▶ [EXERCISE GOAL] Without including the pictures, copy out every line below.

▶ [INFORMATION PROVIDED]
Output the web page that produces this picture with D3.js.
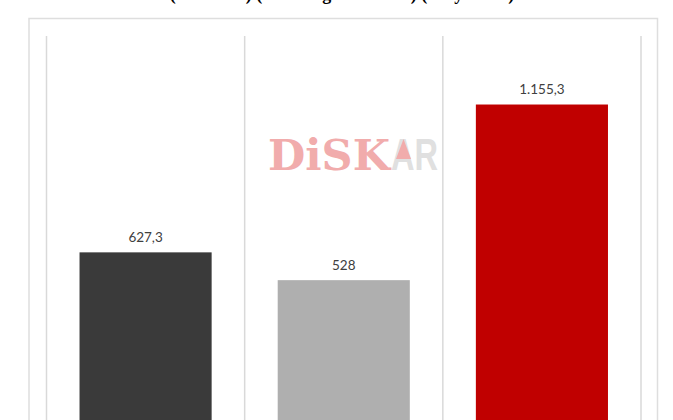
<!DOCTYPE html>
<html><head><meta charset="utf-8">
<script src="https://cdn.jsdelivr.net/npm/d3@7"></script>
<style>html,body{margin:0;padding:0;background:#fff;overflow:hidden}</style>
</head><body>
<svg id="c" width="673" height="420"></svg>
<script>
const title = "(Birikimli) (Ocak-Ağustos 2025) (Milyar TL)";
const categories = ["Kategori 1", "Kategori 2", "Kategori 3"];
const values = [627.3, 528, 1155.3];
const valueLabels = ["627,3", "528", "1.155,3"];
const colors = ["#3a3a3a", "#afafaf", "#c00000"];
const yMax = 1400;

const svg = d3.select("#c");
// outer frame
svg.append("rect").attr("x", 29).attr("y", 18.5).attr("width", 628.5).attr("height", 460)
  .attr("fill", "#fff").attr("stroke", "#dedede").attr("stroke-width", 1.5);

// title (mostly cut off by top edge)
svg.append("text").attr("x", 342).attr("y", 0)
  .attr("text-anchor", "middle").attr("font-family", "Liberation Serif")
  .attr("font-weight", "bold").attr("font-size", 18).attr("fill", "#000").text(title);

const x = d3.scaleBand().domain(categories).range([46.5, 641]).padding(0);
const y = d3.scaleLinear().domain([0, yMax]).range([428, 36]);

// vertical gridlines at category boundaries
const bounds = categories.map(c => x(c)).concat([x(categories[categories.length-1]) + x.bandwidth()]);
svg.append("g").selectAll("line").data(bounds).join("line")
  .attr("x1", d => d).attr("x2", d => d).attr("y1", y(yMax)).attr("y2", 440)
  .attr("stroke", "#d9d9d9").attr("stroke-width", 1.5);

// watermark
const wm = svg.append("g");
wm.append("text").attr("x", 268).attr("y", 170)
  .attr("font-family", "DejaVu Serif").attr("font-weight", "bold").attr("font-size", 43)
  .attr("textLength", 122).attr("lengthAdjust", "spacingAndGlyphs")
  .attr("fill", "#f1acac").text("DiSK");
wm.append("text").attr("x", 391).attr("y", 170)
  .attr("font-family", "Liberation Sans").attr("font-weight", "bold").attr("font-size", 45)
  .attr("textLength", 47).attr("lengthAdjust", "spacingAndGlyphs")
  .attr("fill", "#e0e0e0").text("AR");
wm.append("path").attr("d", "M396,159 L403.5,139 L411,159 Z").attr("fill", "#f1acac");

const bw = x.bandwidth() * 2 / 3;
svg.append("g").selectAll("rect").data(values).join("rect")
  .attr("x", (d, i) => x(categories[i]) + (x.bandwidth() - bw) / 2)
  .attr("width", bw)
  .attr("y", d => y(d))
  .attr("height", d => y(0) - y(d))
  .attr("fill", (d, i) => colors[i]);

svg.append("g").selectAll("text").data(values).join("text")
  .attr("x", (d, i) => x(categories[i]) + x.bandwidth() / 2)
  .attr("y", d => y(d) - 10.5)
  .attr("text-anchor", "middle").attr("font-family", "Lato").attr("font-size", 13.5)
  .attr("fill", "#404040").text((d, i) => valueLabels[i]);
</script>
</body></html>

▶ [TASK OUTPUT]
Output the web page that produces this picture with D3.js.
<!DOCTYPE html>
<html><head><meta charset="utf-8">
<script src="https://cdn.jsdelivr.net/npm/d3@7"></script>
<style>html,body{margin:0;padding:0;background:#fff;overflow:hidden}</style>
</head><body>
<svg id="c" width="673" height="420"></svg>
<script>
const title = "(Birikimli) (Ocak-Ağustos 2025) (Milyar TL)";
const categories = ["Kategori 1", "Kategori 2", "Kategori 3"];
const values = [627.3, 528, 1155.3];
const valueLabels = ["627,3", "528", "1.155,3"];
const colors = ["#3a3a3a", "#afafaf", "#c00000"];
const yMax = 1400;

const svg = d3.select("#c");
// outer frame
svg.append("rect").attr("x", 29).attr("y", 18.5).attr("width", 628.5).attr("height", 460)
  .attr("fill", "#fff").attr("stroke", "#dedede").attr("stroke-width", 1.5);

// title (mostly cut off by top edge)
svg.append("text").attr("x", 342).attr("y", 0)
  .attr("text-anchor", "middle").attr("font-family", "Liberation Serif")
  .attr("font-weight", "bold").attr("font-size", 18).attr("fill", "#000").text(title);

const x = d3.scaleBand().domain(categories).range([46.5, 641]).padding(0);
const y = d3.scaleLinear().domain([0, yMax]).range([428, 36]);

// vertical gridlines at category boundaries
const bounds = categories.map(c => x(c)).concat([x(categories[categories.length-1]) + x.bandwidth()]);
svg.append("g").selectAll("line").data(bounds).join("line")
  .attr("x1", d => d).attr("x2", d => d).attr("y1", y(yMax)).attr("y2", 440)
  .attr("stroke", "#d9d9d9").attr("stroke-width", 1.5);

// watermark
const wm = svg.append("g");
wm.append("text").attr("x", 268).attr("y", 170)
  .attr("font-family", "DejaVu Serif").attr("font-weight", "bold").attr("font-size", 43)
  .attr("textLength", 122).attr("lengthAdjust", "spacingAndGlyphs")
  .attr("fill", "#f1acac").text("DiSK");
wm.append("text").attr("x", 391).attr("y", 170)
  .attr("font-family", "Liberation Sans").attr("font-weight", "bold").attr("font-size", 45)
  .attr("textLength", 47).attr("lengthAdjust", "spacingAndGlyphs")
  .attr("fill", "#e0e0e0").text("AR");
wm.append("path").attr("d", "M396,159 L403.5,139 L411,159 Z").attr("fill", "#f1acac");

const bw = x.bandwidth() * 2 / 3;
svg.append("g").selectAll("rect").data(values).join("rect")
  .attr("x", (d, i) => x(categories[i]) + (x.bandwidth() - bw) / 2)
  .attr("width", bw)
  .attr("y", d => y(d))
  .attr("height", d => y(0) - y(d))
  .attr("fill", (d, i) => colors[i]);

svg.append("g").selectAll("text").data(values).join("text")
  .attr("x", (d, i) => x(categories[i]) + x.bandwidth() / 2)
  .attr("y", d => y(d) - 10.5)
  .attr("text-anchor", "middle").attr("font-family", "Lato").attr("font-size", 13.5)
  .attr("fill", "#404040").text((d, i) => valueLabels[i]);
</script>
</body></html>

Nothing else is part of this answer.